The big wildcard in the 2011 housing forecast remains employment. Will the predicted improvement in jobs and household formation balance the negative perceptions brought by rising foreclosure rates and concerns about improper foreclosure procedures?
While home affordability factors are at their best levels in years, consumers have begun to question if owning a home is a good personal decision. The discussion about dropping the mortgage interest deduction is fanning those flames.
John Tuccillo, housing analyst and former chief economist for the National Association of Realtors, said there is high-level debate in our nation’s capital regarding the inherent value of homeownership that has people concerned long-term.
"Real estate remains a pothole due to uncertainty," Tuccillo said. "The ‘what-if’ factor is hurting us.
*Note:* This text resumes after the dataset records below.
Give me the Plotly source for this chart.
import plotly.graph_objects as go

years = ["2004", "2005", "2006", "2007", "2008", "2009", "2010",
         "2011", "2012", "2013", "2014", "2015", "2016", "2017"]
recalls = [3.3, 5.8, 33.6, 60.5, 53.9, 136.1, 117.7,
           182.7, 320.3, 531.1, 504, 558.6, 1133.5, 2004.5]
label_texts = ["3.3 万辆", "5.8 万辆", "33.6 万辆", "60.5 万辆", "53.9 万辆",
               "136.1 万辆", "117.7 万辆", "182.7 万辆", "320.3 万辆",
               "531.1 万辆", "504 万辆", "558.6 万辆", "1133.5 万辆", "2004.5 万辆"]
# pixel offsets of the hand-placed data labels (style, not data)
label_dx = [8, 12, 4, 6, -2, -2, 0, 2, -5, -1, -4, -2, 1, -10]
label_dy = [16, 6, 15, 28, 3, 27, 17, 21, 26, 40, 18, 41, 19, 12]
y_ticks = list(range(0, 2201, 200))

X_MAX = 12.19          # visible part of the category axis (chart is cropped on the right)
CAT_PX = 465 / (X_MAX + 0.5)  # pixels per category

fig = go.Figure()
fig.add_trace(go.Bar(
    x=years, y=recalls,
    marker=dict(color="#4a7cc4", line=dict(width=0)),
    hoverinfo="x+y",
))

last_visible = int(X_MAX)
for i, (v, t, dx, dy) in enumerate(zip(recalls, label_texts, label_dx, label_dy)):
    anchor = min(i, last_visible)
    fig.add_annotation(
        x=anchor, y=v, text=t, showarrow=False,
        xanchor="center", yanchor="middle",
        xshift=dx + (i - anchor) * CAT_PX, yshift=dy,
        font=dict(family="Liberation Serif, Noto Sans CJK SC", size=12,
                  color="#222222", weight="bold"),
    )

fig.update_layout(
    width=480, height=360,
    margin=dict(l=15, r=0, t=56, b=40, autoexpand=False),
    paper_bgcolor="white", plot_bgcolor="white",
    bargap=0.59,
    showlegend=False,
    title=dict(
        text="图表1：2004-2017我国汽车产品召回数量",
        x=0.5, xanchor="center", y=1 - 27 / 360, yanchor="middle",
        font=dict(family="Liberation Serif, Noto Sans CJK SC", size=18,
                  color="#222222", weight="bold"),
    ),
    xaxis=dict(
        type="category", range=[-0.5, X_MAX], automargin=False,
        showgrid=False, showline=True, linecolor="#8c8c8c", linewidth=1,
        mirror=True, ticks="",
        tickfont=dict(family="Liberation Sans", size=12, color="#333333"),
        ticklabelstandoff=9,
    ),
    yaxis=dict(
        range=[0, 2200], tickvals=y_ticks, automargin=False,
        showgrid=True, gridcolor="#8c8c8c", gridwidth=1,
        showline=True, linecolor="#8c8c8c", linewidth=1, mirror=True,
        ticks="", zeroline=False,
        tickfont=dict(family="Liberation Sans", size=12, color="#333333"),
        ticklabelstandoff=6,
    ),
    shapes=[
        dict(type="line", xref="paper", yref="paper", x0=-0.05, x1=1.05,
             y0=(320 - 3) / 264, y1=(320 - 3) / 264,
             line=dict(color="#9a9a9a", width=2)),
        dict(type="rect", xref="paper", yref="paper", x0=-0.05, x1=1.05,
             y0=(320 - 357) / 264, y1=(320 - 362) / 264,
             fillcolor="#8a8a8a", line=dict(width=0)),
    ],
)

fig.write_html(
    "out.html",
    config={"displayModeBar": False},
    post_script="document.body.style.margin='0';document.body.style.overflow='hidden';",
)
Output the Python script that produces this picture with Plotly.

People don’t know if they’ll have a job; don’t know if we’ve reached the bottom of the market; don’t know if more bank failures are imminent; don’t know if housing is the answer at all."
Lawrence Yun, the present NAR economist, has a brighter view for 2011 because of recent numbers. According to NAR figures, existing-home sales got back on an upward path in November, resuming a growth trend since bottoming in July.
Existing-home sales (completed transactions that include single-family, townhomes, condominiums and co-ops) rose 5.6 percent to a seasonally adjusted annual rate of 4.68 million in November from 4.43 million in October. However, these stats are 27.9 percent below the cyclical peak of 6.49 million in November 2009, which was the initial deadline for the first-time-buyer tax credit.
"Continuing gains in home sales are encouraging, and the positive impact of steady job creation will more than trump some negative impact from a modest rise in mortgage interest rates, which remain historically favorable," Yun said.
"The relationship recently between mortgage interest rates, home prices and family income has been the most favorable on record for buying a home since we started measuring in 1970. Therefore, the market is recovering and we should trend up to a healthy, sustainable level in 2011."
What would best guarantee sustainability? Jobs. Tuccillo said it would be better to develop new local wrinkles rather than wait on some sort of national proclamation.
"An economic angel may appear," Tuccillo said, "but the most likely source of immediate new jobs is with local new or expanding businesses developing niche products or services based on current economic realities. Things nobody yet has thought of in an evolutionary process to replace outdated or irrelevant products and services.
"As much as possible, we need to spark the creation of jobs at a state and local level and don’t look to the federal government for all the solutions."
Distressed homes (bank-owned homes, short sales, defaults, foreclosures) have been a fairly stable market share, accounting for 33 percent of sales in November. These sales made up 34 percent of the market in October and 33 percent in November 2009.
Foreclosures, which accounted for two-thirds of the distressed-sales share, sold at a median discount of 15 percent in November, while short sales were discounted 10 percent in comparison with traditional home sales.
Given these numbers, there is anecdotal evidence that some present homeowners with significant equity who plan to move in the near future would prefer to rent their next home. They point to flat or modest appreciation, maintenance costs and property taxes for their reasons to rent.
Realtors are quick to counter that notion, citing new surveys to the contrary. According to a survey conducted earlier in the year by Bankrate.com, 90 percent of respondents said they had no regrets buying their current home.
A recent Fannie Mae survey found that most Americans — both those who currently own their homes and those who rent — strongly aspire to own a home and to maintain homeownership.
"We believe that anyone who is able and willing to assume the responsibilities of owning a home should have the opportunity to pursue that dream," said Ron Phipps, NAR president.
"Able and willing" usually means the ability to pay the monthly mortgage.
"During past downturns, there has been an angel in the wings ready to propel the economy forward," Tuccillo said. "Housing built us out of the tech bust, tech pulled us out of the aerospace bust, aerospace flew us out of the S&L bust. This time there is no apparent growth engine — yet."